**Exercise instructions**
Lines holding the string "with" are the ones to copy; find them all in the data.

++++++++++++++++++++

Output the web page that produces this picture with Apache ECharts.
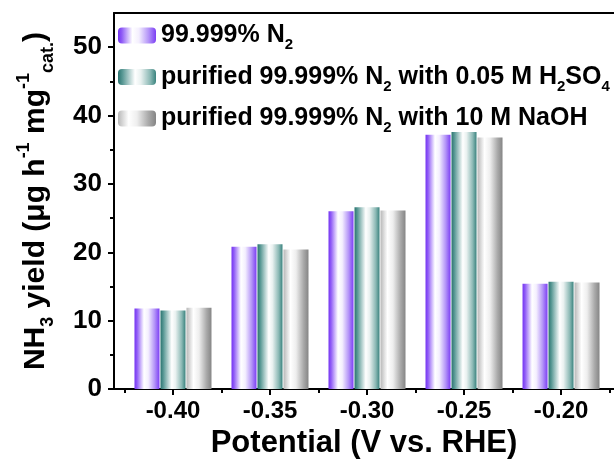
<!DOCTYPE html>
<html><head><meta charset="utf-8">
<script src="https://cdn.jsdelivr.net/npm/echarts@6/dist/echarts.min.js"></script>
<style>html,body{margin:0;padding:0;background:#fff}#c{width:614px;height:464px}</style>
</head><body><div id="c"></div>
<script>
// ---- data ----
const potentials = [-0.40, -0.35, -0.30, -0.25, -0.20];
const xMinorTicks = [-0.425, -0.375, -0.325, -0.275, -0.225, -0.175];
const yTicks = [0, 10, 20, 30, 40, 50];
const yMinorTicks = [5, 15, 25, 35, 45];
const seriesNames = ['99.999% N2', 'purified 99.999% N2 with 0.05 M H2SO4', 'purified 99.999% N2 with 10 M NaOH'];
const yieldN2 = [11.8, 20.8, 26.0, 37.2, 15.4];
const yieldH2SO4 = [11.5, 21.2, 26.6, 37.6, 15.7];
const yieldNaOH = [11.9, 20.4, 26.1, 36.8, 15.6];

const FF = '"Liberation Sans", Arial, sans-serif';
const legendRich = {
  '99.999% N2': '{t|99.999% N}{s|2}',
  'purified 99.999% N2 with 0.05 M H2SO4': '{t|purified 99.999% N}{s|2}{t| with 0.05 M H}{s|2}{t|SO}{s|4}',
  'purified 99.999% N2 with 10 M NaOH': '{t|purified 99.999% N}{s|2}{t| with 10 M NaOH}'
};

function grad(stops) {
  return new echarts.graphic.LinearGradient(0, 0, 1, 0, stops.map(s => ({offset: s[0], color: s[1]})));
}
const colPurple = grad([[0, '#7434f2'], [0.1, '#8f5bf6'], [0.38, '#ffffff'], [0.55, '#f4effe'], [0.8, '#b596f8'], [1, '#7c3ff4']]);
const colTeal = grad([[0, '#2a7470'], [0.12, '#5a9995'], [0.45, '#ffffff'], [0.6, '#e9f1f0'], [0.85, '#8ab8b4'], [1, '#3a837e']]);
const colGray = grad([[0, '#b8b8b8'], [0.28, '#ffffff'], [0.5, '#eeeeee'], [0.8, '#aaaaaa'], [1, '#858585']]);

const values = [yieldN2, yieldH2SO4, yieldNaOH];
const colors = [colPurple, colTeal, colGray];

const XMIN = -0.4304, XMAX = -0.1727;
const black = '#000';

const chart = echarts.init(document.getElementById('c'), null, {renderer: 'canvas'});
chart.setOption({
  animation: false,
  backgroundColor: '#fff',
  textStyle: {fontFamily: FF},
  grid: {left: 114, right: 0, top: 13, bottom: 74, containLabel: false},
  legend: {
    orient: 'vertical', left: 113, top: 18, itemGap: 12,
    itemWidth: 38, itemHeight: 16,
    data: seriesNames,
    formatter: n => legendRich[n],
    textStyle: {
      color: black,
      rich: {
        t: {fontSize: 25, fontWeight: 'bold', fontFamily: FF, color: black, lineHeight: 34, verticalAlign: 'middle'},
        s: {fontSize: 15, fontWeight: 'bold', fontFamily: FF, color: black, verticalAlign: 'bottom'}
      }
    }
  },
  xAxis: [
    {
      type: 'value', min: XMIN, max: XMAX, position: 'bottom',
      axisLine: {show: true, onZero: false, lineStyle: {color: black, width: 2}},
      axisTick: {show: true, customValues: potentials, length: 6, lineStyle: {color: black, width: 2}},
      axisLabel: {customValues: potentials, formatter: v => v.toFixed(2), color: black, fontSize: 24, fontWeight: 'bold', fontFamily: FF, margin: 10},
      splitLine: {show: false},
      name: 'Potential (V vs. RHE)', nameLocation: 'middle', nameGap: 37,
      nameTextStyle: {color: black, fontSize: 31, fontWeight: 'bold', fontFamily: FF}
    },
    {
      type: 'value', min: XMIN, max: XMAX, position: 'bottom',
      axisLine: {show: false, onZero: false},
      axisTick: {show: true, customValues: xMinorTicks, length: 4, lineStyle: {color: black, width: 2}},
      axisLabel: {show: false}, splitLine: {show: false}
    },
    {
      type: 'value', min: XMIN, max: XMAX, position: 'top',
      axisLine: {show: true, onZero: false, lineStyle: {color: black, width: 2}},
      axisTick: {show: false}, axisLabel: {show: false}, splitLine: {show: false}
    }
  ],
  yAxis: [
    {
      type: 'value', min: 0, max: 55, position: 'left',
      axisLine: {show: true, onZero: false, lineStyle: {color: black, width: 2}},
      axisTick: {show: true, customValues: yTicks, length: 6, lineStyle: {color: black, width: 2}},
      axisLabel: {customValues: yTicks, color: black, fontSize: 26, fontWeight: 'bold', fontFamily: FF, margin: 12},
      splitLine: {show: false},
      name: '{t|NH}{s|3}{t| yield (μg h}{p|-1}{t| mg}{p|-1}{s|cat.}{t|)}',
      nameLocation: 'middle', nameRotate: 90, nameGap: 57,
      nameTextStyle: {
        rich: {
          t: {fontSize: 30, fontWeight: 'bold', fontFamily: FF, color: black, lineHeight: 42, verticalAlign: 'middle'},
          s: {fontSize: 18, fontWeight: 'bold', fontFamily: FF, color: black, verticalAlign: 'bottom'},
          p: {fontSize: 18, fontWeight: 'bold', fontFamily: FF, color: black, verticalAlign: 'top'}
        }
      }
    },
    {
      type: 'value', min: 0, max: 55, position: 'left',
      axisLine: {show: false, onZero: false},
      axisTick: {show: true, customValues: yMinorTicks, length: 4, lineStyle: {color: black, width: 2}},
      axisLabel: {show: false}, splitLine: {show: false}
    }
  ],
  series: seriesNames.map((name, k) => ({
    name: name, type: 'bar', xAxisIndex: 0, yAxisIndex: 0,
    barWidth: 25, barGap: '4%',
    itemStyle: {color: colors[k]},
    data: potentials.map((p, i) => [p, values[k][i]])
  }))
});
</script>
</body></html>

++++++++++++++++++++

**The response**
Output the web page that produces this picture with Apache ECharts.
const seriesNames = ['99.999% N2', 'purified 99.999% N2 with 0.05 M H2SO4', 'purified 99.999% N2 with 10 M NaOH'];
  'purified 99.999% N2 with 0.05 M H2SO4': '{t|purified 99.999% N}{s|2}{t| with 0.05 M H}{s|2}{t|SO}{s|4}',
  'purified 99.999% N2 with 10 M NaOH': '{t|purified 99.999% N}{s|2}{t| with 10 M NaOH}'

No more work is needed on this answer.